Planting Our Future
by Michael Stusser
Planting trees and preserving forests can balance many of the negative effects of human activity on our ecosystem before the threat from rising global temperature becomes irreversible.
Focus on Forests First
Of the many environmental factors that are currently at risk, the issue of forests is a critical leverage point for recovering balance quickly. Restoring global forest cover is one of the fastest and most effective natural solutions to the rising global temperature and the myriad related potentially catastrophic effects of climate change.
Planting enough trees of the right kinds in the right places fast enough will reduce the amount of C02 in the atmosphere and reverse climate change.
Here are the facts:
- Forests represent one of the largest, most cost-effective climate solutions available today. Halting the loss and degradation of natural systems and promoting their restoration have the potential to contribute over one-third of the total climate change mitigation scientists say is required by 2030. Restoring 350 million hectares of degraded land could sequester up to 1.7 gigatonnes of carbon dioxide equivalent annually. ~IUCN, Forests and Climate Change Issues Brief
- IPCC [International Panel on Climate Change] numbers suggest that if deforestation ended today and degraded forests were allowed to recover, tropical forests alone could reduce current annual global emissions by 24 to 30 percent. ~ Center for Global Development, Why Forests, Why Now?
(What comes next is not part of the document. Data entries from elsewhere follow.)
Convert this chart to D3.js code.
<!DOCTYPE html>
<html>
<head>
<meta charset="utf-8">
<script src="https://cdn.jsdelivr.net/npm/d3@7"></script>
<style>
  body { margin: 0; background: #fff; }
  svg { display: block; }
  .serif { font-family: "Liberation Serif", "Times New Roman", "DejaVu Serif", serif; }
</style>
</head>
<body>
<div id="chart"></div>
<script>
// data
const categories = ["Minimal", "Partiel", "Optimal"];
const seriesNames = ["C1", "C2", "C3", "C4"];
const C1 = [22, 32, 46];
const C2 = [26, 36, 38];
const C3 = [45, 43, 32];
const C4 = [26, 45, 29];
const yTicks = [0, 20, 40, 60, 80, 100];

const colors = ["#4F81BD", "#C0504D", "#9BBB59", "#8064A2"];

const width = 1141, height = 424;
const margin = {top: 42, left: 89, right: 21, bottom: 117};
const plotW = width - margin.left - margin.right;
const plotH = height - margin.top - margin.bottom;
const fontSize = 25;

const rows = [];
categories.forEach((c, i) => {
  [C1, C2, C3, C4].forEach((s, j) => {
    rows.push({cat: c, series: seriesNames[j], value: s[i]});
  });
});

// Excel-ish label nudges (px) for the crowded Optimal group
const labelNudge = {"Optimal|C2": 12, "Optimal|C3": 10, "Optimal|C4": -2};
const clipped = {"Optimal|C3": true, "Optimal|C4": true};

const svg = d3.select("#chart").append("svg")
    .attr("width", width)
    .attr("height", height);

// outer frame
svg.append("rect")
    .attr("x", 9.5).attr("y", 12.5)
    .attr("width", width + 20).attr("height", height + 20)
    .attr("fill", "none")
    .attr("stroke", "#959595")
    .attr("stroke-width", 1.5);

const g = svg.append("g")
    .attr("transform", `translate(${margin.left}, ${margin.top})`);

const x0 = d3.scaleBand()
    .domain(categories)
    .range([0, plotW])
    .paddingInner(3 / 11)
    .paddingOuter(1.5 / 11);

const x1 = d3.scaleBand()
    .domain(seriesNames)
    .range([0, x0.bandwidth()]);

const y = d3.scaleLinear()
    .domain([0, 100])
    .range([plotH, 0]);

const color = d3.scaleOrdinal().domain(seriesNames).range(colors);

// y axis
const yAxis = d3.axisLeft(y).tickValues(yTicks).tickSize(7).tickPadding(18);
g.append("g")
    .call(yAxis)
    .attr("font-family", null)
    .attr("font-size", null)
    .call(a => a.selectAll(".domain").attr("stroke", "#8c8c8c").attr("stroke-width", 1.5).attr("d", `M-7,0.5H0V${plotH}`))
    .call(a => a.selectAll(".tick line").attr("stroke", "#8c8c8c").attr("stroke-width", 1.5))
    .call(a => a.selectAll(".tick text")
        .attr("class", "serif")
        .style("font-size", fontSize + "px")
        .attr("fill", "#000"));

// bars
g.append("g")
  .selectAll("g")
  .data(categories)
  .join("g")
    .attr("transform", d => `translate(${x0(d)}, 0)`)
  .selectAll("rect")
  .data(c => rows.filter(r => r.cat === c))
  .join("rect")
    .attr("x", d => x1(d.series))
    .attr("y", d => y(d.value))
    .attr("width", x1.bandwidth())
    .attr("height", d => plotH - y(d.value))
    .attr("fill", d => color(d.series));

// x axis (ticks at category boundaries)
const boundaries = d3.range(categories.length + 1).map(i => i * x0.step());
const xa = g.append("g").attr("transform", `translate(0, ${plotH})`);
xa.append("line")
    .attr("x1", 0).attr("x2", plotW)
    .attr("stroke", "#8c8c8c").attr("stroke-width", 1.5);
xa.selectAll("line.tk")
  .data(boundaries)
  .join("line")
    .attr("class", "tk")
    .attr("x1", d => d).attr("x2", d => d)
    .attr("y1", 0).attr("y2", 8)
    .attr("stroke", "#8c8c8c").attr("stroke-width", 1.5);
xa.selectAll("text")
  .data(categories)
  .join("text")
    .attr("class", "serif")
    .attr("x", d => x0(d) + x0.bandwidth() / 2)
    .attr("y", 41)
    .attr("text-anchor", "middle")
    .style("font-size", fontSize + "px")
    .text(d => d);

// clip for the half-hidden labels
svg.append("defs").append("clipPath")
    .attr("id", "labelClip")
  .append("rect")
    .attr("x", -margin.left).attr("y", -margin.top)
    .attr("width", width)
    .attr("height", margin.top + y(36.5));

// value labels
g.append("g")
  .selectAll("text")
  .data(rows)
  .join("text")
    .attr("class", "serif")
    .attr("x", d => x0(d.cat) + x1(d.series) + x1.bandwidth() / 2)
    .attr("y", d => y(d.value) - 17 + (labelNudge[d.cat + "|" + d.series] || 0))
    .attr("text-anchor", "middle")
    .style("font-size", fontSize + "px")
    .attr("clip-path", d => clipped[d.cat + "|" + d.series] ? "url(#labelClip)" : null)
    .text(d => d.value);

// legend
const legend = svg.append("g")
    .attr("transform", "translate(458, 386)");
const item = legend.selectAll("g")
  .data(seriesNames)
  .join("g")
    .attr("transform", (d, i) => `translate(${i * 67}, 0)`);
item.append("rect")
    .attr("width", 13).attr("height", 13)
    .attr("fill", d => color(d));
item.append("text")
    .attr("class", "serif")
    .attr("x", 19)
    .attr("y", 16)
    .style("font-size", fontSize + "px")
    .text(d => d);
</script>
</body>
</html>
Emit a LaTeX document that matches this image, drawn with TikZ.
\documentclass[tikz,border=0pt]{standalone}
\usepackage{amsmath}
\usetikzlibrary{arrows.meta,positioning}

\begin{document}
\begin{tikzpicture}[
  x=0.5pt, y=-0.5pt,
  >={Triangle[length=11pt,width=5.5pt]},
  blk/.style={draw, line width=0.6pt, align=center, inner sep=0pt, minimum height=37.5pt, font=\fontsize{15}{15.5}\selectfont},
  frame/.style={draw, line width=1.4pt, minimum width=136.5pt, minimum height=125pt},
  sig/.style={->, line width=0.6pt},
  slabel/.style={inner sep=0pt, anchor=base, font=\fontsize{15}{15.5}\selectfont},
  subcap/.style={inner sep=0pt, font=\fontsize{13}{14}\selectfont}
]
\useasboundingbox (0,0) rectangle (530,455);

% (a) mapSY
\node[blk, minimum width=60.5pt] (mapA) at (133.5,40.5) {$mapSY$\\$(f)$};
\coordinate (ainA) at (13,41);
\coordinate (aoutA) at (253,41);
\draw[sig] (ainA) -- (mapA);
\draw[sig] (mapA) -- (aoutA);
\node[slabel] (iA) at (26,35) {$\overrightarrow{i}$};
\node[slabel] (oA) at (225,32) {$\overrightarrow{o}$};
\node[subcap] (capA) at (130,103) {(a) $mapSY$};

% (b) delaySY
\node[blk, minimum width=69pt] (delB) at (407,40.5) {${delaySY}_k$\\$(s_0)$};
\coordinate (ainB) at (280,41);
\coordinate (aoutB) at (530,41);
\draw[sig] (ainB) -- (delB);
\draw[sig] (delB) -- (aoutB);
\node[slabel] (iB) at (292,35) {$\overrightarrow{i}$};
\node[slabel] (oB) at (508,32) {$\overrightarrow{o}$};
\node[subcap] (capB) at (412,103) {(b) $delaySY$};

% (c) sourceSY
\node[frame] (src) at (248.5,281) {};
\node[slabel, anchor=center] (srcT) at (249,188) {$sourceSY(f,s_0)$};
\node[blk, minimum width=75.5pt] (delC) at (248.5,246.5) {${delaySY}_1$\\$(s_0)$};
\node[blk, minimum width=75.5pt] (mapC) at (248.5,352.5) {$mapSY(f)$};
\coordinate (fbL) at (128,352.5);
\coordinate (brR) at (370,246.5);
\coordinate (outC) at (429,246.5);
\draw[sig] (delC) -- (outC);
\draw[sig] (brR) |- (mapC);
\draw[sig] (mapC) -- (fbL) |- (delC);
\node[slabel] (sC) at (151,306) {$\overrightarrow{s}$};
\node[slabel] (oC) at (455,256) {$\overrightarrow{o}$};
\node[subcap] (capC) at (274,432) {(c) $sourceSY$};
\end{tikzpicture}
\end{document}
- Old growth trees, dense mature vegetation and rich soils in primary forests including intact forest landscapes are unmatched in terms of carbon sequestration and storage (30-70% more than logged or degraded forests). Forests are thought to remove 25% of all human generated emissions of CO2, and primary forests play a substantial role in this extraordinary carbon sink. ~ IUCN, Raising the profile of primary forests
- NASA study estimates that tropical forests absorb 1.4 billion metric tons of carbon dioxide out of a total global absorption of 2.5 billion. – NASA Finds good news on forests and carbon dioxide ~Data courtesy of verdantworld.org
What We Are Doing:
Freestone and the surrounding hills were logged out following the 1906 earthquake to rebuild San Francisco. We feel a responsibility to restore our own forests here at a local level. By planting a redwood forest at Osmosis it is our hope that this action that can also help to build more awareness of the fact that protecting and restoring forests around the world can reverse climate change.